● Stated exercise:
Restate each line of the listing exactly, without carrying over any pictures.

** Begin Data section **

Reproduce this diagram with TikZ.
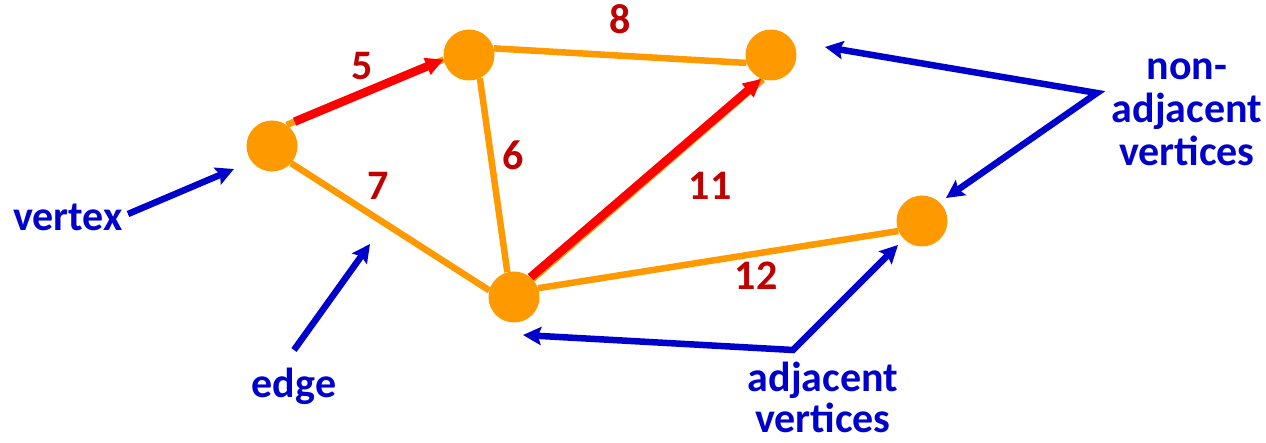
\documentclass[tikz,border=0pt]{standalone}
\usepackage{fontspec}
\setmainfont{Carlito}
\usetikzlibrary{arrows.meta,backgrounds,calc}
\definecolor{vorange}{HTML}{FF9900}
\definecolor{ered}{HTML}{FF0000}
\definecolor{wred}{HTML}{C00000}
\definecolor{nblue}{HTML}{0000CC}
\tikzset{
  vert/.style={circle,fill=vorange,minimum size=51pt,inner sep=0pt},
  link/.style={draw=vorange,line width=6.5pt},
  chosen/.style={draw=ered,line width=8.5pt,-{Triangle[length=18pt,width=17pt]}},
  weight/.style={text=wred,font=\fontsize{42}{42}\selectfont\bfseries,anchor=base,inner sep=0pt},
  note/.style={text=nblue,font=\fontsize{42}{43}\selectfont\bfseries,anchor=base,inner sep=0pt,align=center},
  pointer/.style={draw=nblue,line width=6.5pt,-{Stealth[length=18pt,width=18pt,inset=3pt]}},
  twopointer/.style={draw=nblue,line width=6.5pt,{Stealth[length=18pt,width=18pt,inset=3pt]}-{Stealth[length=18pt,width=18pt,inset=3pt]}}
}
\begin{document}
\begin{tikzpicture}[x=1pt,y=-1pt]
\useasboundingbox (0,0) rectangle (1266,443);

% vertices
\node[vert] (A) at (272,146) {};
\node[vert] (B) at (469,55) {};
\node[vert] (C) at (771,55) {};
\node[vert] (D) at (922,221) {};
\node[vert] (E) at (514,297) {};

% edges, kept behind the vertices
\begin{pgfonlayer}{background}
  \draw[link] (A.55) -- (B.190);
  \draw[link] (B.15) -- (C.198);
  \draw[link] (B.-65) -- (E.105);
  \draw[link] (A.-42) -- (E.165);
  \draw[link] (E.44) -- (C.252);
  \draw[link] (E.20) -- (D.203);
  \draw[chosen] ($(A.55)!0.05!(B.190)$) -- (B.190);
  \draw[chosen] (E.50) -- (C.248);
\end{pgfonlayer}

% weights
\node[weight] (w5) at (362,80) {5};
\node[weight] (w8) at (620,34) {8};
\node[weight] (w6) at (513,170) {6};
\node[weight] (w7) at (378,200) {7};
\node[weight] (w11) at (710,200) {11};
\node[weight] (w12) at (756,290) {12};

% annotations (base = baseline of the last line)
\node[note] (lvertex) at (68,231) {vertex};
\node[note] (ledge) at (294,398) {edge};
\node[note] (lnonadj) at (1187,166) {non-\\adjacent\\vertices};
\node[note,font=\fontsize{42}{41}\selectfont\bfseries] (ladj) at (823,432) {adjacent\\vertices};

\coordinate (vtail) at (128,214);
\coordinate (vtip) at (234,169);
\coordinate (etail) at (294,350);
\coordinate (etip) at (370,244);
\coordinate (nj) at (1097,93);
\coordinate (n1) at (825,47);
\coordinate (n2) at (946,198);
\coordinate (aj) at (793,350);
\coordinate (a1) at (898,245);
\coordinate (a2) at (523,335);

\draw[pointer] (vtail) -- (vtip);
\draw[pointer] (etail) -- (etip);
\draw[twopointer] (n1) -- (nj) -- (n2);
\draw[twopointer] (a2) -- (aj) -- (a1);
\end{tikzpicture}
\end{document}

** End Data section **

● Result of this task:
Reproduce this diagram with TikZ.
\documentclass[tikz,border=0pt]{standalone}
\usepackage{fontspec}
\setmainfont{Carlito}
\usetikzlibrary{arrows.meta,backgrounds,calc}
\definecolor{vorange}{HTML}{FF9900}
\definecolor{ered}{HTML}{FF0000}
\definecolor{wred}{HTML}{C00000}
\definecolor{nblue}{HTML}{0000CC}
\tikzset{
  vert/.style={circle,fill=vorange,minimum size=51pt,inner sep=0pt},
  link/.style={draw=vorange,line width=6.5pt},
  chosen/.style={draw=ered,line width=8.5pt,-{Triangle[length=18pt,width=17pt]}},
  weight/.style={text=wred,font=\fontsize{42}{42}\selectfont\bfseries,anchor=base,inner sep=0pt},
  note/.style={text=nblue,font=\fontsize{42}{43}\selectfont\bfseries,anchor=base,inner sep=0pt,align=center},
  pointer/.style={draw=nblue,line width=6.5pt,-{Stealth[length=18pt,width=18pt,inset=3pt]}},
  twopointer/.style={draw=nblue,line width=6.5pt,{Stealth[length=18pt,width=18pt,inset=3pt]}-{Stealth[length=18pt,width=18pt,inset=3pt]}}
}
\begin{document}
\begin{tikzpicture}[x=1pt,y=-1pt]
\useasboundingbox (0,0) rectangle (1266,443);

% vertices
\node[vert] (A) at (272,146) {};
\node[vert] (B) at (469,55) {};
\node[vert] (C) at (771,55) {};
\node[vert] (D) at (922,221) {};
\node[vert] (E) at (514,297) {};

% edges, kept behind the vertices
\begin{pgfonlayer}{background}
  \draw[link] (A.55) -- (B.190);
  \draw[link] (B.15) -- (C.198);
  \draw[link] (B.-65) -- (E.105);
  \draw[link] (A.-42) -- (E.165);
  \draw[link] (E.44) -- (C.252);
  \draw[link] (E.20) -- (D.203);
  \draw[chosen] ($(A.55)!0.05!(B.190)$) -- (B.190);
  \draw[chosen] (E.50) -- (C.248);
\end{pgfonlayer}

% weights
\node[weight] (w5) at (362,80) {5};
\node[weight] (w8) at (620,34) {8};
\node[weight] (w6) at (513,170) {6};
\node[weight] (w7) at (378,200) {7};
\node[weight] (w11) at (710,200) {11};
\node[weight] (w12) at (756,290) {12};

% annotations (base = baseline of the last line)
\node[note] (lvertex) at (68,231) {vertex};
\node[note] (ledge) at (294,398) {edge};
\node[note] (lnonadj) at (1187,166) {non-\\adjacent\\vertices};
\node[note,font=\fontsize{42}{41}\selectfont\bfseries] (ladj) at (823,432) {adjacent\\vertices};

\coordinate (vtail) at (128,214);
\coordinate (vtip) at (234,169);
\coordinate (etail) at (294,350);
\coordinate (etip) at (370,244);
\coordinate (nj) at (1097,93);
\coordinate (n1) at (825,47);
\coordinate (n2) at (946,198);
\coordinate (aj) at (793,350);
\coordinate (a1) at (898,245);
\coordinate (a2) at (523,335);

\draw[pointer] (vtail) -- (vtip);
\draw[pointer] (etail) -- (etip);
\draw[twopointer] (n1) -- (nj) -- (n2);
\draw[twopointer] (a2) -- (aj) -- (a1);
\end{tikzpicture}
\end{document}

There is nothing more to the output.